> _WHAT IS REQUIRED_
Drop every picture. Then return, exactly, the lines from the beginning of the listing below through the one containing "8000, 10000, 20000];".
^^^^
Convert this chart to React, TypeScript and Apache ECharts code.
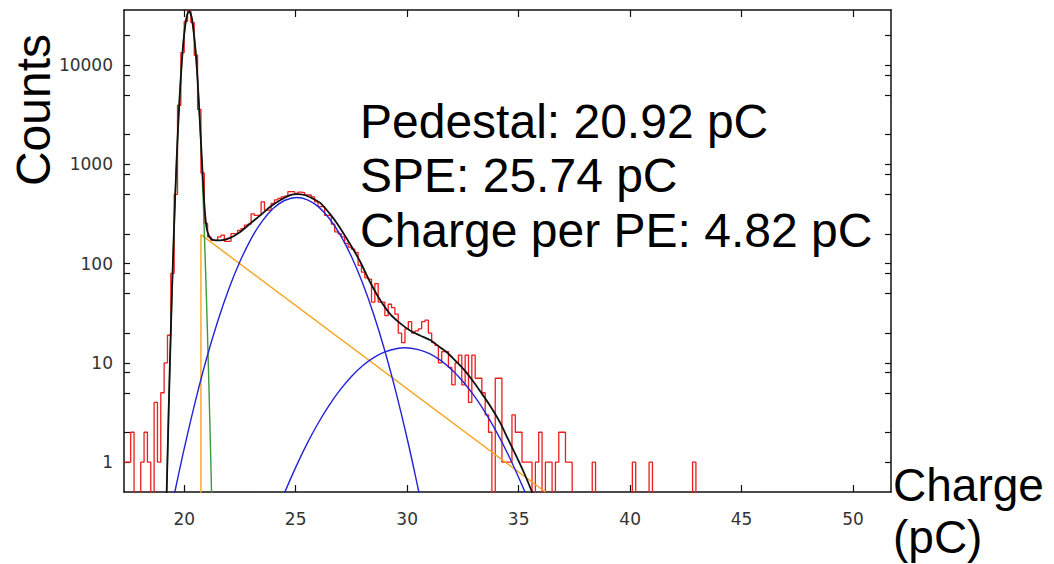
import React, { useEffect, useRef } from "react";
import * as echarts from "echarts";

// ---- axes ----
const X_MIN = 17.3;
const X_MAX = 51.7;
const Y_MIN = 0.5;
const Y_MAX = 36000;
const xTickValues = [20, 25, 30, 35, 40, 45, 50];
const yLabelValues = [1, 10, 100, 1000, 10000];
const yTickValues = [1, 2, 5, 8, 10, 20, 50, 80, 100, 200, 500, 800, 1000, 2000, 5000, 8000, 10000, 20000];

// ---- histogram (bin left edge = BIN_START + i * BIN_WIDTH) ----
const BIN_START = 17.3;
const BIN_WIDTH = 0.15;
const ZERO_FLOOR = 0.1; // empty bins drawn below the axis floor
const histCounts = [
  1, 1, 2, 0, 0, 1, 2, 1, 0, 4,
  1, 5, 10, 19, 80, 500, 3950, 13400, 27700, 35000,
  26900, 12600, 3580, 820, 255, 186, 172, 172, 186, 194,
  168, 168, 201, 201, 217, 226, 244, 250, 318, 306,
  310, 420, 347, 347, 405, 440, 454, 472, 480, 532,
  532, 512, 525, 520, 492, 492, 470, 420, 375, 375,
  306, 306, 250, 209, 200, 186, 160, 147, 140, 130,
  96, 82, 72, 70, 41, 63, 41, 41, 30, 39,
  36, 31, 20, 16, 22, 26, 20, 21, 22, 26,
  27, 20, 16, 15, 10, 13, 13, 9, 6, 10,
  12, 6, 12, 4, 12, 7, 7, 5, 3, 2,
  0, 7, 7, 1, 1, 1, 3, 2, 2, 1,
  1, 1, 0, 1, 2, 0, 1, 1, 0, 1,
  2, 2, 1, 1, 0, 0, 0, 0, 0, 0,
  1, 0, 0, 0, 0, 0, 0, 0, 0, 0,
  0, 0, 1, 0, 0, 0, 0, 1, 0, 0,
  0, 0, 0, 0, 0, 0, 0, 0, 0, 0,
  1,
];

// ---- fit curves: [charge pC, counts] ----
const totalFit = [
  [19.2, 0.37], [19.3, 3.1], [19.4, 21], [19.5, 115], [19.6, 506], [19.7, 1780], [19.8, 5010],
  [19.9, 11320], [20.0, 20530], [20.1, 29870], [20.22, 35000], [20.35, 29050], [20.5, 14750],
  [20.6, 7130], [20.7, 2765], [20.8, 1050], [20.9, 406], [21.0, 232], [21.1, 193], [21.2, 178],
  [21.4, 172], [21.62, 172], [22.06, 182], [22.51, 209], [22.96, 254], [23.41, 307], [23.86, 374],
  [24.3, 436], [24.75, 490], [25.05, 502], [25.4, 492], [25.75, 455], [26.1, 410], [26.5, 325],
  [26.85, 255], [27.45, 156], [27.9, 104], [28.34, 65], [28.79, 43], [29.24, 31], [29.69, 25],
  [30.13, 21.2], [30.58, 18.9], [31.03, 17], [31.5, 14.2], [31.78, 12.8], [32.15, 10.6],
  [32.52, 8.7], [32.9, 6.8], [33.27, 5.2], [33.72, 3.7], [34.17, 2.5], [34.5, 1.75], [34.78, 1.3],
  [35.22, 0.8], [35.6, 0.5], [35.7, 0.43],
];
const pedestalFit = [
  [19.2, 0.37], [19.3, 3.1], [19.4, 21], [19.5, 115], [19.6, 506], [19.7, 1780], [19.8, 5010],
  [19.9, 11320], [20.0, 20530], [20.1, 29870], [20.22, 35000], [20.35, 29050], [20.5, 14750],
  [20.6, 7130], [20.7, 2760], [20.8, 859], [20.9, 214], [21.0, 43], [21.1, 6.9], [21.2, 0.89],
  [21.25, 0.29],
];
const speFit = [
  [19.5, 0.41], [19.7, 0.67], [20.0, 1.37], [20.5, 4.1], [21.0, 11], [21.5, 26.1], [22.0, 55.5],
  [22.5, 105], [23.0, 178], [23.5, 268], [24.0, 361], [24.5, 433], [25.05, 464], [25.5, 443],
  [26.0, 378], [26.5, 287], [27.0, 195], [27.5, 118], [28.0, 63.7], [28.5, 30.7], [29.0, 13.2],
  [29.5, 5.05], [30.0, 1.73], [30.5, 0.53], [30.7, 0.32],
];
const twoPeFit = [
  [24.5, 0.49], [25.0, 0.885], [25.5, 1.52], [26.0, 2.45], [26.5, 3.73], [27.0, 5.37], [27.5, 7.3],
  [28.0, 9.36], [28.5, 11.3], [29.0, 12.9], [29.5, 13.9], [29.9, 14.2], [30.5, 13.6], [31.0, 12.4],
  [31.5, 10.6], [32.0, 8.53], [32.5, 6.5], [33.0, 4.68], [33.5, 3.18], [34.0, 2.03], [34.5, 1.23],
  [35.0, 0.7], [35.3, 0.49], [35.5, 0.38],
];
const expFit = [
  [20.75, ZERO_FLOOR], [20.75, 196], [36.2, 0.5],
];

// ---- annotation texts ----
const resultLines = ["Pedestal: 20.92 pC", "SPE: 25.74 pC", "Charge per PE: 4.82 pC"];
const yTitle = "Counts";
const xTitle = ["Charge", "(pC)"];

const BIG_FONT = '"Liberation Sans", Arial, sans-serif';
const TICK_FONT = '"DejaVu Sans", sans-serif';

export default function App() {
  const ref = useRef<HTMLDivElement>(null);

  useEffect(() => {
    if (!ref.current) return;
    const chart = echarts.init(ref.current, undefined, { renderer: "svg" });

    const histData: number[][] = histCounts.map((c, i) => [
      BIN_START + i * BIN_WIDTH,
      c > 0 ? c : ZERO_FLOOR,
    ]);
    histData.push([BIN_START + histCounts.length * BIN_WIDTH, ZERO_FLOOR]);

    const axisLine = { show: true, onZero: false, lineStyle: { color: "#111", width: 1.5 } };
    const tickStyle = { color: "#111", width: 1.2 };

    const lineSeries = (data: number[][], color: string, width: number, smooth: number | boolean) => ({
      type: "line",
      data,
      showSymbol: false,
      smooth,
      clip: true,
      silent: true,
      lineStyle: { color, width },
      itemStyle: { color },
    });

    const option: any = {
      animation: false,
      backgroundColor: "#ffffff",
      grid: { left: 124, top: 10, width: 767, height: 482, containLabel: false },
      xAxis: [
        {
          type: "value",
          position: "bottom",
          min: X_MIN,
          max: X_MAX,
          axisLine,
          splitLine: { show: false },
          axisTick: { show: true, inside: true, length: 7, lineStyle: tickStyle, customValues: xTickValues },
          axisLabel: {
            show: true,
            customValues: xTickValues,
            margin: 18,
            fontSize: 17,
            fontFamily: TICK_FONT,
            color: "#333",
            formatter: (v: number) => String(v),
          },
        },
        {
          type: "value",
          position: "top",
          min: X_MIN,
          max: X_MAX,
          axisLine,
          splitLine: { show: false },
          axisTick: { show: true, inside: true, length: 7, lineStyle: tickStyle, customValues: xTickValues },
          axisLabel: { show: false },
        },
      ],
      yAxis: [
        {
          type: "log",
          logBase: 10,
          position: "left",
          min: Y_MIN,
          max: Y_MAX,
          axisLine,
          splitLine: { show: false },
          minorTick: { show: false },
          axisTick: { show: true, inside: true, length: 6, lineStyle: tickStyle, customValues: yTickValues },
          axisLabel: {
            show: true,
            customValues: yLabelValues,
            margin: 11,
            fontSize: 17,
            fontFamily: TICK_FONT,
            color: "#333",
            formatter: (v: number) => String(Math.round(v)),
          },
        },
        {
          type: "log",
          logBase: 10,
          position: "right",
          min: Y_MIN,
          max: Y_MAX,
          axisLine,
          splitLine: { show: false },
          minorTick: { show: false },
          axisTick: { show: true, inside: true, length: 6, lineStyle: tickStyle, customValues: yTickValues },
          axisLabel: { show: false },
        },
      ],
      series: [
        { ...lineSeries(histData, "#ee1c1c", 1.3, false), step: "end" },
        lineSeries(expFit, "#f5a51e", 1.4, false),
        lineSeries(pedestalFit, "#3b9a3b", 1.4, 0.3),
        lineSeries(speFit, "#2323d8", 1.4, 0.4),
        lineSeries(twoPeFit, "#2323d8", 1.4, 0.4),
        lineSeries(totalFit, "#111111", 1.8, 0.3),
      ],
      graphic: [
        {
          type: "text",
          x: 33,
          y: 110,
          rotation: Math.PI / 2,
          style: { text: yTitle, fontSize: 48, fontFamily: BIG_FONT, fill: "#000", align: "center", verticalAlign: "middle" },
        },
        ...resultLines.map((t, i) => ({
          type: "text",
          x: 360,
          y: 121 + i * 54.5,
          style: { text: t, fontSize: 48, fontFamily: BIG_FONT, fill: "#000", align: "left", verticalAlign: "middle" },
        })),
        ...xTitle.map((t, i) => ({
          type: "text",
          x: 893,
          y: 485 + i * 52,
          style: { text: t, fontSize: 46, fontFamily: BIG_FONT, fill: "#000", align: "left", verticalAlign: "middle" },
        })),
      ],
    };

    chart.setOption(option);
    return () => chart.dispose();
  }, []);

  return (
    <div
      ref={ref}
      style={{ position: "absolute", left: 0, top: 0, width: 1054, height: 564, background: "#fff" }}
    />
  );
}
^^^^
> _THE REPLY_
Convert this chart to React, TypeScript and Apache ECharts code.
import React, { useEffect, useRef } from "react";
import * as echarts from "echarts";

// ---- axes ----
const X_MIN = 17.3;
const X_MAX = 51.7;
const Y_MIN = 0.5;
const Y_MAX = 36000;
const xTickValues = [20, 25, 30, 35, 40, 45, 50];
const yLabelValues = [1, 10, 100, 1000, 10000];
const yTickValues = [1, 2, 5, 8, 10, 20, 50, 80, 100, 200, 500, 800, 1000, 2000, 5000, 8000, 10000, 20000];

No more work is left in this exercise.